Here [STC1]two types of objects that have informative value are described. There are objects designed to be informative, such as a book, and objects only apparently informative, made so as if by some kind of external force, such as an antelope in the wild. Buckland desires to narrow the gap and make “things” be as important as knowledge and process but still gives a fair amount of importance to the presence in a document of the intention or desire to inform. That intention is given to the document as the result of its creation. A different model moves intention to another location and may provide a more level playing field where information-as-thing, information-as-knowledge and information-as-process interact in a more balanced fashion.

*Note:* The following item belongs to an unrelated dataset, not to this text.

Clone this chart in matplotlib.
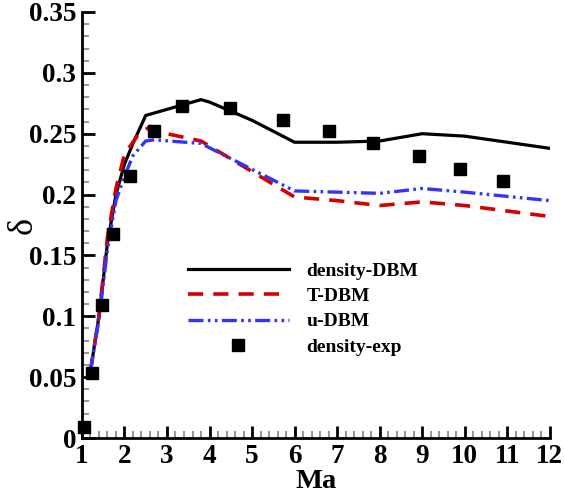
import matplotlib
matplotlib.use("Agg")
import matplotlib.pyplot as plt
from matplotlib.ticker import MultipleLocator

plt.rcParams['font.family'] = ['Liberation Serif', 'DejaVu Serif']
plt.rcParams['font.weight'] = 'bold'

# density-DBM
ma_den = [1.2, 1.4, 1.6, 1.8, 2.0, 2.2, 2.5, 3.0, 3.5, 3.8, 4.0, 5.0, 6.0, 7.0, 8.0, 9.0, 10.0, 11.0, 12.0]
d_den = [0.055, 0.100, 0.160, 0.200, 0.225, 0.242, 0.265, 0.270, 0.275, 0.278, 0.276, 0.261, 0.243, 0.243, 0.244, 0.250, 0.248, 0.243, 0.238]
# T-DBM
ma_T = [1.2, 1.4, 1.6, 1.8, 2.0, 2.3, 2.6, 3.0, 3.8, 6.0, 7.0, 8.0, 9.0, 10.0, 12.0]
d_T = [0.055, 0.100, 0.165, 0.205, 0.233, 0.248, 0.256, 0.250, 0.244, 0.198, 0.195, 0.191, 0.194, 0.191, 0.182]
# u-DBM
ma_u = [1.2, 1.4, 1.6, 1.8, 2.0, 2.2, 2.5, 2.7, 3.8, 6.0, 7.0, 8.0, 9.0, 10.0, 12.0]
d_u = [0.055, 0.097, 0.155, 0.195, 0.215, 0.232, 0.244, 0.245, 0.242, 0.203, 0.202, 0.201, 0.205, 0.202, 0.195]
# density-exp
ma_exp = [1.06, 1.23, 1.47, 1.73, 2.13, 2.69, 3.36, 4.48, 5.73, 6.81, 7.85, 8.93, 9.89, 10.9]
d_exp = [0.009, 0.053, 0.109, 0.168, 0.215, 0.252, 0.273, 0.271, 0.261, 0.252, 0.242, 0.232, 0.221, 0.211]

fig = plt.figure(figsize=(5.65, 5.0), dpi=100)
ax = fig.add_axes([0.145, 0.124, 0.828, 0.852])

ax.plot(ma_den, d_den, color='black', lw=2.3, label='density-DBM')
ax.plot(ma_T, d_T, color='#d40000', lw=2.6, dashes=(4.2, 2.8), label='T-DBM')
ax.plot(ma_u, d_u, color='#3333ff', lw=2.4, dashes=(4.5, 1.3, 0.8, 1.3, 0.8, 1.3), label='u-DBM')
ax.plot(ma_exp, d_exp, linestyle='none', marker='s', ms=9, color='black', label='density-exp',
        clip_on=False, zorder=5)

ax.set_xlim(1, 12)
ax.set_ylim(0, 0.35)
ax.xaxis.set_major_locator(MultipleLocator(1))
ax.xaxis.set_minor_locator(MultipleLocator(0.2))
ax.yaxis.set_major_locator(MultipleLocator(0.05))
ax.yaxis.set_minor_locator(MultipleLocator(0.01))

ax.spines['top'].set_visible(False)
ax.spines['right'].set_visible(False)
for s in ('left', 'bottom'):
    ax.spines[s].set_linewidth(2)

ax.tick_params(which='major', direction='in', length=9, width=2, labelsize=19.5, pad=4)
ax.tick_params(which='minor', direction='in', length=5, width=1.5, color='#999999')

def fmt(v, p):
    s = f"{v:.2f}".rstrip('0').rstrip('.')
    return s
ax.yaxis.set_major_formatter(plt.FuncFormatter(fmt))
ax.xaxis.set_major_formatter(plt.FuncFormatter(lambda v, p: f"{int(round(v))}"))
for lab in ax.get_xticklabels() + ax.get_yticklabels():
    lab.set_fontweight('bold')

ax.set_xlabel('Ma', fontsize=20.5, fontweight='bold', labelpad=0)
fig.text(23 / 565, 1 - 225 / 500, 'δ', rotation=90, ha='center', va='center',
         fontsize=26, fontweight='normal')

leg = ax.legend(loc='center left', bbox_to_anchor=(0.226, 0.303), frameon=False,
                handlelength=5.2, handletextpad=0.9, labelspacing=0.4,
                borderpad=0, borderaxespad=0,
                prop={'weight': 'bold', 'size': 14})

fig.savefig('out.png', dpi=100)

In the model implied by Buckland a document of the traditional sort, a book or article, has the intention of bestowing information upon the reader. In Foskett’s model of data, information, knowledge and wisdom this action is either data becoming information or information becoming knowledge, depending on the preparedness of the reader and their capacity to synthesize. In the Foskett model the reader also has some intention: the intention to learn about what they are reading. In the case of the antelope—if the antelope is being observed in a curious fashion—the intention is with the observer. When an observer is surprised by a billboard that states, “God lands today, be prepared” the intention lies with the author or authors of the billboard. There is no pre-meditated intention on the part of the observer.
This is messy. Intention is given importance but is hard to locate as it bounces from place to place or person to person. What if instead intention exists at the moment of encounter? Prior to and after the encounter intention is not relevant. When two information-bearing things come into contact the contact determines intention. The things have information potential and the encounter between them is a collision from which information may result.
This model can be explained more clearly if stretched onto something akin to the quantum model of reality. Data exist as superpositions in an information universe. The entire collection of data associated with an object exists as a cloud of unknown potential. Each datum has an information probability. Some objects have a greater potential for broadcasting information while other objects have a greater potential to receive. Some have high potentials for both. When objects collide, their information clouds collide, superpositions collapse to position and information is created.
An observer, with a high potential for reception, is out looking for an antelope. The antelope, relative to the context of the observer, has a high probability of being brown, having fur, being a mammal, and ingesting certain foods. The antelope has a fairly low potential for reception relative to the observer but the potential is present nonetheless. When the information clouds of the observer and antelope collide some of the probabilities become (apparent) realities. There is an initial perception: “I spy an antelope, cool!” and “Human! Yikes! Run!” In the time before the antelope disappears the observer has a chance to gather that it is in fact brown, has fur, but the question of food is left open.
A book entitled American Literature in the 1920s has a high probability of containing text about Faulkner, Fitzgerald, Parker and Hemmingway. As it sits in the shelves it is high in information potential, but what that information may be is only probable. When selected, opened and read by a reader the book and the reader collide, clouds collapse and what information the reader gains is the result of the encounter of the information clouds of both the book and the reader.
In this model everything is akin to a library containing data or information-as-thing. The data is suspended, like a potentially poisoned cat in a box, awaiting the collision of an encounter. The fallout from the collision is information. What the information means is a combination resulting from the encounter. If the choice is made to integrate the information into an understanding of the universe, the information becomes knowledge.
Buckland, M. (1991). Information as Thing. At http://www.sims.berkeley.edu/~buckland/thing.html.
Foskett, D.J. (1995). Speech at the Annual Conference of the Canadian Association for Information Science.
[STC1]There’s a problem here with the difference between potential and probability and what happens to both during the collapse of the cloud or the wave. They need to be kept separate, clear, distinct and equally important.